* Given task *
Leave out the pictures, and write out exactly the lines from the beginning of the material to the line holding "import plotly.graph_objects as go", that line included, and nothing else.
========================
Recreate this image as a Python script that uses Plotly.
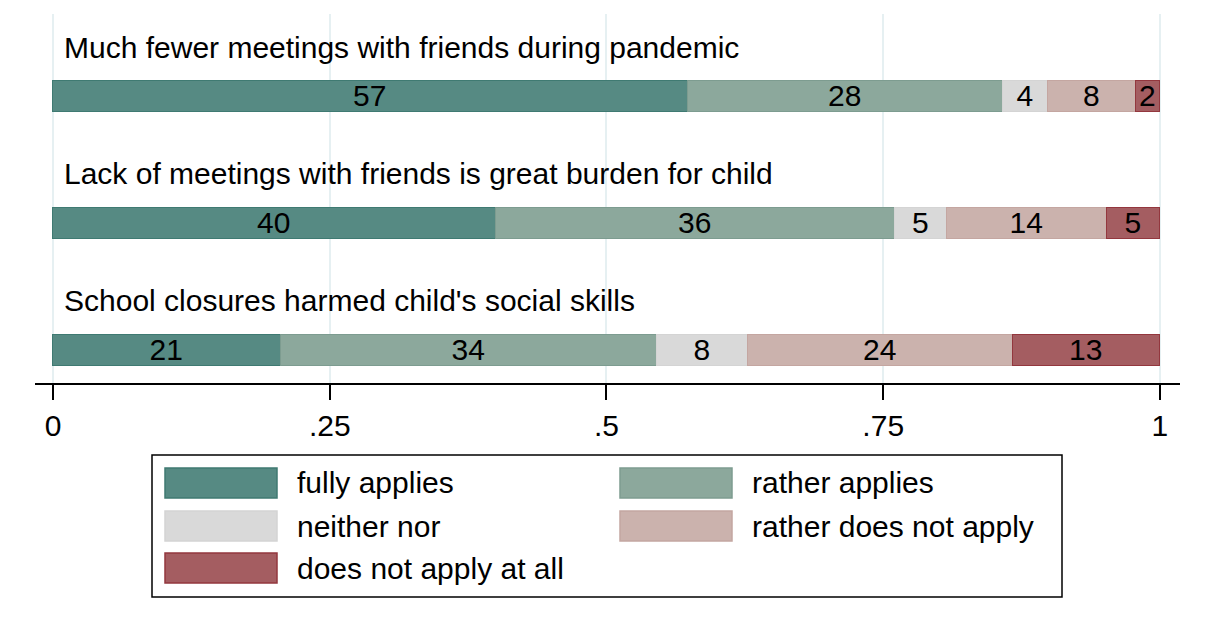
import plotly.graph_objects as go

items = [
    "Much fewer meetings with friends during pandemic",
    "Lack of meetings with friends is great burden for child",
    "School closures harmed child's social skills",
]
categories = ["fully applies", "rather applies", "neither nor",
              "rather does not apply", "does not apply at all"]
# shares (percent) per category, one value per item (top to bottom)
fully_applies = [57.4, 40.0, 20.6]
rather_applies = [28.4, 36.1, 34.0]
neither_nor = [4.1, 4.7, 8.2]
rather_not = [7.9, 14.4, 23.9]
not_at_all = [2.2, 4.8, 13.3]
tick_vals = [0, 0.25, 0.5, 0.75, 1]
tick_text = ["0", ".25", ".5", ".75", "1"]

series = [fully_applies, rather_applies, neither_nor, rather_not, not_at_all]
fills = ["#568a83", "#8ca89c", "#d9d9d9", "#cbb2ad", "#a45d61"]
lines = ["#3f7a72", "#7d9c90", "#d4d4d4", "#c4a6a1", "#93373e"]

FONT = "Arial, Liberation Sans, sans-serif"
FS = 30

fig = go.Figure()
ypos = list(range(len(items)))
for name, vals, fc, lc in zip(categories, series, fills, lines):
    fig.add_trace(go.Bar(
        y=ypos, x=[v / 100 for v in vals], orientation="h", name=name,
        marker=dict(color=fc, line=dict(color=lc, width=1.5)),
        width=0.244,
        text=[str(round(v)) for v in vals],
        textposition="inside", insidetextanchor="middle",
        constraintext="none", textangle=0,
        textfont=dict(family=FONT, size=FS, color="black"),
        showlegend=False, hoverinfo="skip",
    ))

for i, lab in enumerate(items):
    fig.add_annotation(x=0.0085, y=i - 0.39, text=lab, showarrow=False,
                       xanchor="left", yanchor="middle",
                       font=dict(family=FONT, size=FS, color="black"))

# legend box (drawn manually to reproduce the large swatches)
PW, PH = 1145, 369
fig.add_shape(type="rect", xref="paper", yref="paper",
              x0=(152 - 35) / PW, x1=(1062 - 35) / PW,
              y0=-(597 - 383) / PH, y1=-(455 - 383) / PH,
              line=dict(color="black", width=1.5), fillcolor="white")
leg_pos = [(165, 468), (620, 468), (165, 511), (620, 511), (165, 553)]
for name, fc, lc, (px, py) in zip(categories, fills, lines, leg_pos):
    fig.add_shape(type="rect", xref="paper", yref="paper",
                  x0=(px - 35) / PW, x1=(px + 112 - 35) / PW,
                  y0=-(py + 30 - 383) / PH, y1=-(py - 383) / PH,
                  line=dict(color=lc, width=1.5), fillcolor=fc)
    fig.add_annotation(xref="paper", yref="paper",
                       x=(px + 130 - 35) / PW, y=-(py + 15 - 383) / PH,
                       text=name, showarrow=False, xanchor="left", yanchor="middle",
                       font=dict(family=FONT, size=FS, color="black"))

fig.update_layout(
    barmode="stack",
    width=1192, height=624,
    margin=dict(l=27, r=20, t=6, b=249),
    paper_bgcolor="white", plot_bgcolor="white",
    font=dict(family=FONT, size=FS, color="black"),
    bargap=0,
)
fig.update_xaxes(range=[-0.01626, 1.0181], tickvals=tick_vals, ticktext=tick_text,
                 showgrid=True, gridcolor="#e6f0f2", gridwidth=1.5,
                 zeroline=False, showline=True, linecolor="black", linewidth=2,
                 ticks="outside", ticklen=15, tickwidth=1.5, tickcolor="black",
                 tickfont=dict(family=FONT, size=FS, color="black"))
fig.update_yaxes(range=[2.256, -0.65], showticklabels=False, showgrid=False,
                 zeroline=False, showline=False)

fig.write_html("out.html")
========================
* Completed task *
Recreate this image as a Python script that uses Plotly.
import plotly.graph_objects as go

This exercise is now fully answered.